12 MARCH 1910, Page 2

The Military League in Greece has outdone itself with the

latest demands which it has presented to the Prime Minister. It demands, for instance, the dismissal of all the higher officials in the public service, the more competent of whom may possibly be reappointed ; the dismissal of the fifty-eight professors of the University, some of whom may be reappointed ; a series of changes in the electoral law, among them being the restoration of small electoral districts, in which it is thought non-party delegates could be more easily returned ; the expropriation of the landlords in Theasaly, and the establishment of peasant proprietors in their place ; the removal of the Royal stables from the centre of Athens ; and the establishment of a Ministry of Agriculture. The Athens correspondent of the Times points out in Thursday's paper that four weeks of the Session remain in which to carry out this stupendous programme.
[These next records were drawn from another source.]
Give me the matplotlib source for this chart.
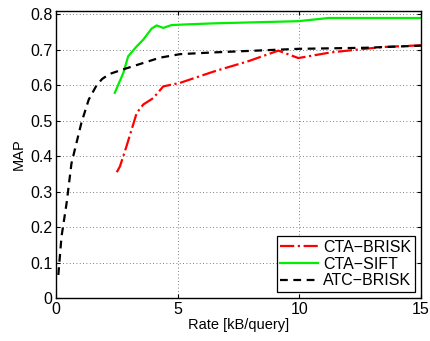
import matplotlib
matplotlib.use("Agg")
import matplotlib.pyplot as plt

# CTA-BRISK (red dash-dot)
cta_brisk_x = [2.5, 2.63, 2.9, 3.32, 3.59, 4.0, 4.41, 5.1, 6.53, 7.9, 9.14, 9.96, 11.3, 13.4, 15.0]
cta_brisk_y = [0.355, 0.371, 0.428, 0.522, 0.546, 0.564, 0.597, 0.607, 0.640, 0.668, 0.698, 0.677, 0.693, 0.708, 0.713]

# CTA-SIFT (green solid)
cta_sift_x = [2.42, 2.77, 2.97, 3.32, 3.59, 3.93, 4.14, 4.41, 4.75, 5.37, 6.53, 9.96, 11.2, 15.0]
cta_sift_y = [0.579, 0.635, 0.682, 0.710, 0.729, 0.760, 0.769, 0.762, 0.770, 0.772, 0.775, 0.781, 0.790, 0.790]

# ATC-BRISK (black dashed)
atc_brisk_x = [0.1, 0.23, 0.44, 0.64, 1.05, 1.35, 1.67, 1.9, 2.2, 2.76, 4.27, 5.1, 6.5, 9.96, 12.7, 15.0]
atc_brisk_y = [0.065, 0.173, 0.268, 0.38, 0.495, 0.560, 0.600, 0.618, 0.632, 0.645, 0.678, 0.688, 0.693, 0.703, 0.706, 0.712]

plt.rcParams["font.family"] = ["Liberation Sans", "DejaVu Sans"]
plt.rcParams["font.size"] = 11.5

fig = plt.figure(figsize=(4.3, 3.41), dpi=100)
ax = fig.add_axes([0.130, 0.126, 0.849, 0.842])

ax.plot(cta_brisk_x, cta_brisk_y, color="red", linestyle="-.", linewidth=1.6, label="CTA\u2212BRISK")
ax.plot(cta_sift_x, cta_sift_y, color="#00ee00", linestyle="-", linewidth=1.6, label="CTA\u2212SIFT")
ax.plot(atc_brisk_x, atc_brisk_y, color="black", linestyle=(0, (3.5, 2.5)), linewidth=1.6, label="ATC\u2212BRISK")

ax.set_xlim(0, 15)
ax.set_ylim(0, 0.81)
ax.set_xticks([0, 5, 10, 15])
ax.set_yticks([0, 0.1, 0.2, 0.3, 0.4, 0.5, 0.6, 0.7, 0.8])
ax.set_yticklabels(["0", "0.1", "0.2", "0.3", "0.4", "0.5", "0.6", "0.7", "0.8"])
ax.tick_params(direction="in", top=True, right=True, length=3, width=0.8, pad=2.5)
ax.grid(True, linestyle=(0, (1, 3)), color="#555555", linewidth=0.6)
for s in ax.spines.values():
    s.set_linewidth(1.0)

ax.set_xlabel("Rate [kB/query]", labelpad=1, fontsize=10.5)
ax.set_ylabel("MAP", labelpad=3, fontsize=10.5)

leg = ax.legend(loc="lower right", fancybox=False, edgecolor="black", framealpha=1,
                borderaxespad=0.4, handlelength=2.4, handletextpad=0.3,
                labelspacing=0.12, borderpad=0.2, fontsize=11.5)
leg.get_frame().set_linewidth(0.9)

fig.savefig("out.png", dpi=100)
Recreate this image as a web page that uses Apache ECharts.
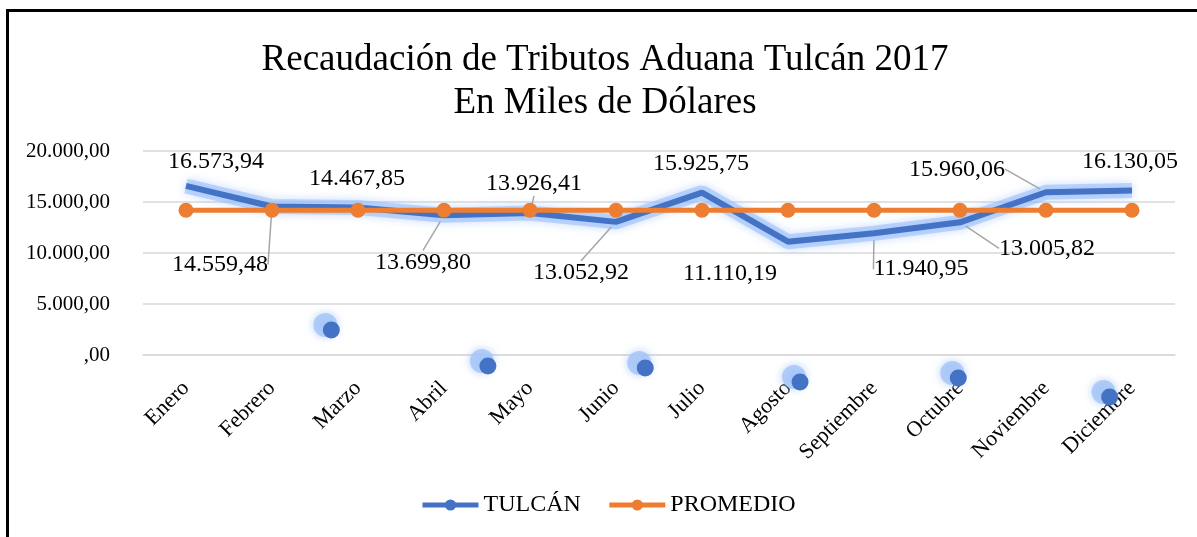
<!DOCTYPE html>
<html><head><meta charset="utf-8">
<script src="https://cdn.jsdelivr.net/npm/echarts@6/dist/echarts.min.js"></script>
<style>html,body{margin:0;padding:0;background:#fff;}#c{width:1197px;height:537px;}</style>
</head><body><div id="c"></div>
<script>
const categories = ['Enero','Febrero','Marzo','Abril','Mayo','Junio','Julio','Agosto','Septiembre','Octubre','Noviembre','Diciembre'];
const tulcan = [16573.94,14559.48,14467.85,13699.80,13926.41,13052.92,15925.75,11110.19,11940.95,13005.82,15960.06,16130.05];
const promedio = [14196.10,14196.10,14196.10,14196.10,14196.10,14196.10,14196.10,14196.10,14196.10,14196.10,14196.10,14196.10];
const yTicks = [0,5000,10000,15000,20000];
const yTickLabels = [',00','5.000,00','10.000,00','15.000,00','20.000,00'];
// stray marker artifacts visible in the reference (category-index x, value y)
const strayX = [1.69,3.51,5.34,7.14,8.98,10.74];
const strayY = [2450,-1080,-1270,-2650,-2250,-4120];

const labelOffsets = [[30,0],[-52,82],[-1,-5],[-21,71],[4,-5],[-35,75],[-1,-5],[-58,56],[47,60],[87,50],[-89,1],[-2,-5]];
const leader = [false,true,false,true,true,true,false,false,true,true,true,false];

function fmt(v){
  const s = v.toFixed(2).split('.');
  return s[0].replace(/\B(?=(\d{3})+(?!\d))/g,'.') + ',' + s[1];
}
const font = '"Liberation Serif","Times New Roman",serif';
const chart = echarts.init(document.getElementById('c'));
chart.setOption({
  animation:false,
  title:{text:'Recaudación de Tributos Aduana Tulcán 2017\nEn Miles de Dólares',left:600,top:34,textAlign:'center',
    textStyle:{fontFamily:font,fontWeight:'normal',fontSize:37,color:'#000',lineHeight:43}},
  graphic:[{type:'rect',shape:{x:7.5,y:10.5,width:1300,height:600},style:{fill:'none',stroke:'#000',lineWidth:3},silent:true}],
  legend:{bottom:15,left:415,itemWidth:56,itemHeight:14,itemGap:26,
    lineStyle:{width:5},
    textStyle:{fontFamily:font,fontSize:24,color:'#000'},data:['TULCÁN','PROMEDIO']},
  grid:{left:143,right:22,top:151,bottom:182,containLabel:false},
  xAxis:[{type:'category',data:categories,boundaryGap:true,
    axisLine:{lineStyle:{color:'#D9D9D9',width:1.5}},axisTick:{show:false},
    axisLabel:{rotate:45,fontFamily:font,fontSize:22,color:'#000',margin:30}},
    {type:'value',min:-0.5,max:11.5,show:false}],
  yAxis:{type:'value',min:0,max:20000,interval:5000,
    axisLine:{show:false},axisTick:{show:false},
    splitLine:{lineStyle:{color:'#D9D9D9',width:1.5}},
    axisLabel:{fontFamily:font,fontSize:21,color:'#000',margin:33,
      formatter:v=>yTickLabels[yTicks.indexOf(v)]}},
  series:[
    {name:'glow',type:'line',data:tulcan,showSymbol:false,silent:true,z:1,
      lineStyle:{color:'rgba(150,188,250,0.55)',width:15,shadowColor:'rgba(150,188,250,0.9)',shadowBlur:10}},
    {name:'TULCÁN',type:'line',data:tulcan.map((v,i)=>({value:v,labelLine:{show:leader[i]},itemStyle:{color:'rgba(0,0,0,0)',borderWidth:0}})),
      symbol:'circle',symbolSize:14,showSymbol:true,z:2,
      itemStyle:{color:'#4472C4'},
      lineStyle:{color:'#4472C4',width:6},
      label:{show:true,position:'top',distance:5,fontFamily:font,fontSize:24,color:'#000',formatter:p=>fmt(p.value)},
      labelLine:{lineStyle:{color:'#A6A6A6',width:1.5}},
      labelLayout:p=>({dx:labelOffsets[p.dataIndex][0],dy:labelOffsets[p.dataIndex][1]})},
    {name:'PROMEDIO',type:'line',data:promedio,symbol:'circle',symbolSize:15,z:3,
      itemStyle:{color:'#ED7D31'},lineStyle:{color:'#ED7D31',width:5}},
    {name:'strayGlow',type:'scatter',xAxisIndex:1,data:strayX.map((x,i)=>[x,strayY[i]]),
      symbolSize:24,symbolOffset:[-6,-5],clip:false,z:3,silent:true,
      itemStyle:{color:'rgb(165,198,248)',shadowColor:'rgba(165,198,248,1)',shadowBlur:8}},
    {name:'stray',type:'scatter',xAxisIndex:1,data:strayX.map((x,i)=>[x,strayY[i]]),
      symbolSize:17,clip:false,zlevel:1,z:5,itemStyle:{color:'#4472C4',opacity:1}}
  ]
});
</script></body></html>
The agrarian question in Thessaly is extraordinarily complicated, and. apparently no suggestion is made how the money is to be raised for expropriation. Besides this programme, the League has prepared a law for purifying the Army, under which a secret Committee will decide on the retention or expulsion of all officers on the • active list. Finally, it must be mentioned—il ne manquait que pa—that the unhappy Chamber which is confronted with this alarming brood of politico-military proposals has not yet passed its Budget.